((

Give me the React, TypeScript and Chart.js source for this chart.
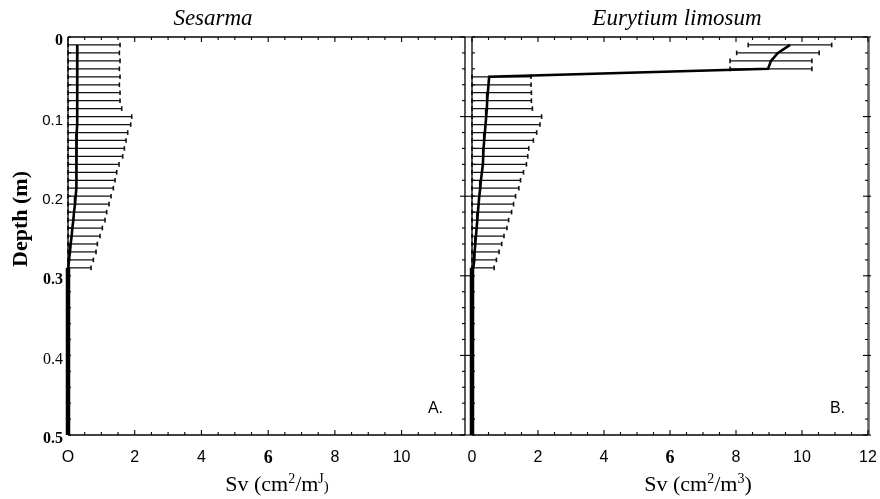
import React, { useEffect, useRef } from "react";
import { Chart, registerables } from "chart.js";

Chart.register(...registerables);

// ---------- data ----------
const depths = [
  0.01, 0.02, 0.03, 0.04, 0.05, 0.06, 0.07, 0.08, 0.09, 0.1,
  0.11, 0.12, 0.13, 0.14, 0.15, 0.16, 0.17, 0.18, 0.19, 0.2,
  0.21, 0.22, 0.23, 0.24, 0.25, 0.26, 0.27, 0.28, 0.29,
];

const sesarmaMean = [
  0.28, 0.28, 0.28, 0.28, 0.28, 0.28, 0.28, 0.27, 0.27, 0.27,
  0.27, 0.26, 0.26, 0.26, 0.25, 0.25, 0.25, 0.25, 0.24, 0.23,
  0.21, 0.18, 0.16, 0.13, 0.11, 0.08, 0.06, 0.03, 0.01,
];
const sesarmaLower = [
  0, 0, 0, 0, 0, 0, 0, 0, 0, 0,
  0, 0, 0, 0, 0, 0, 0, 0, 0, 0,
  0, 0, 0, 0, 0, 0, 0, 0, 0,
];
const sesarmaUpper = [
  1.56, 1.54, 1.56, 1.54, 1.56, 1.54, 1.56, 1.56, 1.61, 1.91,
  1.88, 1.79, 1.74, 1.69, 1.64, 1.53, 1.46, 1.41, 1.36, 1.29,
  1.23, 1.16, 1.11, 1.03, 0.96, 0.88, 0.84, 0.76, 0.69,
];

const eurytiumMean = [
  9.64, 9.27, 9.06, 8.97, 0.52, 0.5, 0.48, 0.46, 0.45, 0.43,
  0.41, 0.39, 0.37, 0.35, 0.34, 0.33, 0.3, 0.27, 0.25, 0.22,
  0.2, 0.18, 0.16, 0.14, 0.12, 0.1, 0.08, 0.07, 0.04,
];
const eurytiumLower = [
  8.37, 8.02, 7.82, 7.82, 0, 0, 0, 0, 0, 0,
  0, 0, 0, 0, 0, 0, 0, 0, 0, 0,
  0, 0, 0, 0, 0, 0, 0, 0, 0,
];
const eurytiumUpper = [
  10.9, 10.52, 10.3, 10.3, 1.79, 1.79, 1.8, 1.8, 1.83, 2.11,
  2.06, 1.96, 1.86, 1.72, 1.69, 1.65, 1.56, 1.47, 1.42, 1.32,
  1.26, 1.2, 1.11, 1.06, 0.97, 0.9, 0.82, 0.74, 0.67,
];

// zero line continuing below the sampled depths
const baseDepths = [0.29, 0.5];
const baseValues = [0, 0];

const leftXTickLabels = ["O", "2", "4", "6", "8", "10"];
const rightXTickLabels = ["0", "2", "4", "6", "8", "10", "12"];
const yTickLabels = ["0", "0.1", "0.2", "0.3", "0.4", "0.5"];

const SERIF = '"Liberation Serif", "Times New Roman", serif';
const SANS = '"Liberation Sans", Arial, sans-serif';

type Part = { t: string; sup?: boolean; size?: number };

type PanelProps = {
  canvasLeft: number;
  canvasWidth: number;
  padRight: number;
  yWidth: number;
  xMax: number;
  mean: number[];
  lower: number[];
  upper: number[];
  xTickLabels: string[];
  showYLabels: boolean;
  title: string;
  titleCenter: number;
  xTitle: Part[];
  xTitleCenter: number;
  letter: string;
  letterRight: number;
  grayRight: boolean;
  depthLabel: boolean;
};

function Panel(p: PanelProps) {
  const ref = useRef<HTMLCanvasElement | null>(null);

  useEffect(() => {
    const canvas = ref.current;
    if (!canvas) return;
    const off = p.canvasLeft;

    const line = (ctx: CanvasRenderingContext2D, x1: number, y1: number, x2: number, y2: number) => {
      ctx.beginPath();
      ctx.moveTo(x1, y1);
      ctx.lineTo(x2, y2);
      ctx.stroke();
    };

    const decor = {
      id: "decor",
      beforeDatasetsDraw(chart: any) {
        const { ctx, scales } = chart;
        const x = scales.x;
        const y = scales.y;
        ctx.save();
        ctx.strokeStyle = "#111";
        depths.forEach((d, i) => {
          const py = y.getPixelForValue(d);
          const x1 = x.getPixelForValue(p.lower[i]);
          const x2 = x.getPixelForValue(p.upper[i]);
          ctx.lineWidth = 1.25;
          line(ctx, x1, py, x2, py);
          ctx.lineWidth = 1.6;
          line(ctx, x2, py - 2.3, x2, py + 2.3);
          line(ctx, x1, py - 2.3, x1, py + 2.3);
        });
        ctx.restore();
      },
      afterDraw(chart: any) {
        const { ctx, chartArea: a, scales } = chart;
        const x = scales.x;
        const y = scales.y;
        ctx.save();
        ctx.strokeStyle = "#000";
        // frame
        ctx.lineWidth = 1.3;
        line(ctx, a.left, a.top, a.left, a.bottom);
        line(ctx, a.left, a.bottom, a.right, a.bottom);
        ctx.lineWidth = 1.6;
        line(ctx, a.left, a.top, a.right, a.top);
        if (p.grayRight) {
          ctx.strokeStyle = "#666";
          ctx.lineWidth = 2.6;
          line(ctx, a.right + 0.5, a.top, a.right + 0.5, a.bottom);
          ctx.strokeStyle = "#000";
        } else {
          ctx.lineWidth = 1.3;
          line(ctx, a.right, a.top, a.right, a.bottom);
        }
        // x ticks (inside)
        ctx.lineWidth = 1.1;
        for (let k = 0; k * 0.5 <= p.xMax + 1e-9; k++) {
          const v = k * 0.5;
          const px = x.getPixelForValue(v);
          const len = k % 4 === 0 ? 5 : 3;
          line(ctx, px, a.bottom, px, a.bottom - len);
          line(ctx, px, a.top, px, a.top + len);
        }
        // y ticks
        for (let k = 0; k <= 25; k++) {
          const d = k * 0.02;
          const py = y.getPixelForValue(d);
          const major = k % 5 === 0;
          line(ctx, a.right, py, a.right - (major ? 5 : 3), py);
          if (major) line(ctx, a.right, py, a.right + 3, py);
          line(ctx, a.left, py, a.left + 3, py);
          if (major && !p.showYLabels) line(ctx, a.left, py, a.left - 4, py);
        }
        // panel title
        ctx.fillStyle = "#000";
        ctx.textAlign = "center";
        ctx.textBaseline = "alphabetic";
        ctx.font = `italic 23px ${SERIF}`;
        ctx.fillText(p.title, p.titleCenter - off, 25);
        // x title with superscripts
        const base = 22;
        const widths = p.xTitle.map((part) => {
          const size = part.size ?? (part.sup ? 14 : base);
          ctx.font = `${size}px ${SERIF}`;
          return ctx.measureText(part.t).width;
        });
        const total = widths.reduce((s, w) => s + w, 0);
        let cx = p.xTitleCenter - off - total / 2;
        ctx.textAlign = "left";
        p.xTitle.forEach((part, i) => {
          const size = part.size ?? (part.sup ? 14 : base);
          ctx.font = `${size}px ${SERIF}`;
          ctx.fillText(part.t, cx, part.sup ? 483 : 491);
          cx += widths[i];
        });
        // letter
        ctx.font = `16px ${SANS}`;
        ctx.textAlign = "right";
        ctx.fillText(p.letter, p.letterRight - off, 413);
        // depth label
        if (p.depthLabel) {
          ctx.save();
          ctx.translate(27 - off, 219);
          ctx.rotate(-Math.PI / 2);
          ctx.textAlign = "center";
          ctx.font = `bold 22px ${SERIF}`;
          ctx.fillText("Depth (m)", 0, 0);
          ctx.restore();
        }
        ctx.restore();
      },
    };

    const chart = new Chart(canvas, {
      type: "scatter",
      data: {
        datasets: [
          {
            data: depths.map((d, i) => ({ x: p.mean[i], y: d })),
            showLine: true,
            borderColor: "#000",
            borderWidth: 2.6,
            pointRadius: 0,
            clip: false as any,
          },
          {
            data: baseDepths.map((d, i) => ({ x: baseValues[i], y: d })),
            showLine: true,
            borderColor: "#000",
            borderWidth: 4.5,
            pointRadius: 0,
            clip: false as any,
          },
        ],
      },
      options: {
        animation: false,
        responsive: false,
        devicePixelRatio: 1,
        layout: { padding: { left: 0, right: p.padRight, top: 37, bottom: 0 } },
        plugins: {
          legend: { display: false },
          tooltip: { enabled: false },
          title: { display: false },
        },
        scales: {
          x: {
            type: "linear",
            position: "bottom",
            min: 0,
            max: p.xMax,
            grid: { display: false, drawTicks: true, tickLength: 12 },
            border: { display: false },
            ticks: {
              stepSize: 2,
              includeBounds: false,
              autoSkip: false,
              maxRotation: 0,
              padding: 1,
              color: "#000",
              callback: (v: any) => p.xTickLabels[Math.round(Number(v) / 2)] ?? "",
              font: (c: any) =>
                Math.round(Number(c.tick?.value)) === 6
                  ? { family: SERIF, size: 18, weight: "bold" }
                  : { family: SANS, size: 16 },
            },
            afterFit: (s: any) => {
              s.height = 64;
            },
          },
          y: {
            type: "linear",
            min: 0,
            max: 0.5,
            reverse: true,
            grid: { display: false, drawTicks: false },
            border: { display: false },
            ticks: {
              display: p.showYLabels,
              stepSize: 0.1,
              padding: 5,
              labelOffset: 4,
              color: "#000",
              autoSkip: false,
              callback: (v: any) => yTickLabels[Math.round(Number(v) * 10)] ?? "",
              font: (c: any) => {
                const k = Math.round(Number(c.tick?.value) * 10);
                if (k === 0 || k === 3 || k === 5) return { family: SERIF, size: 16, weight: "bold" };
                if (k === 4) return { family: SERIF, size: 16 };
                return { family: SANS, size: 15 };
              },
            },
            afterFit: (s: any) => {
              s.width = p.yWidth;
            },
          },
        },
      } as any,
      plugins: [decor],
    });

    return () => chart.destroy();
  }, []);

  return (
    <canvas
      ref={ref}
      width={p.canvasWidth}
      height={499}
      style={{
        position: "absolute",
        left: p.canvasLeft,
        top: 0,
        width: p.canvasWidth,
        height: 499,
      }}
    />
  );
}

export default function App() {
  return (
    <div
      style={{
        position: "fixed",
        left: 0,
        top: 0,
        width: 880,
        height: 499,
        background: "#fff",
        overflow: "hidden",
      }}
    >
      <Panel
        canvasLeft={0}
        canvasWidth={470}
        padRight={5}
        yWidth={68}
        xMax={11.9}
        mean={sesarmaMean}
        lower={sesarmaLower}
        upper={sesarmaUpper}
        xTickLabels={leftXTickLabels}
        showYLabels={true}
        title="Sesarma"
        titleCenter={213}
        xTitle={[
          { t: "Sv (cm" },
          { t: "2", sup: true },
          { t: "/m" },
          { t: "J", sup: true },
          { t: ")", size: 15 },
        ]}
        xTitleCenter={277}
        letter="A."
        letterRight={443}
        grayRight={false}
        depthLabel={true}
      />
      <Panel
        canvasLeft={460}
        canvasWidth={420}
        padRight={12}
        yWidth={12}
        xMax={12}
        mean={eurytiumMean}
        lower={eurytiumLower}
        upper={eurytiumUpper}
        xTickLabels={rightXTickLabels}
        showYLabels={false}
        title="Eurytium limosum"
        titleCenter={677}
        xTitle={[
          { t: "Sv (cm" },
          { t: "2", sup: true },
          { t: "/m" },
          { t: "3", sup: true },
          { t: ")" },
        ]}
        xTitleCenter={698}
        letter="B."
        letterRight={845}
        grayRight={true}
        depthLabel={false}
      />
    </div>
  );
}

))

Set out every line from the material that contains the string "React".

**Written answer:**
Give me the React, TypeScript and Chart.js source for this chart.
import React, { useEffect, useRef } from "react";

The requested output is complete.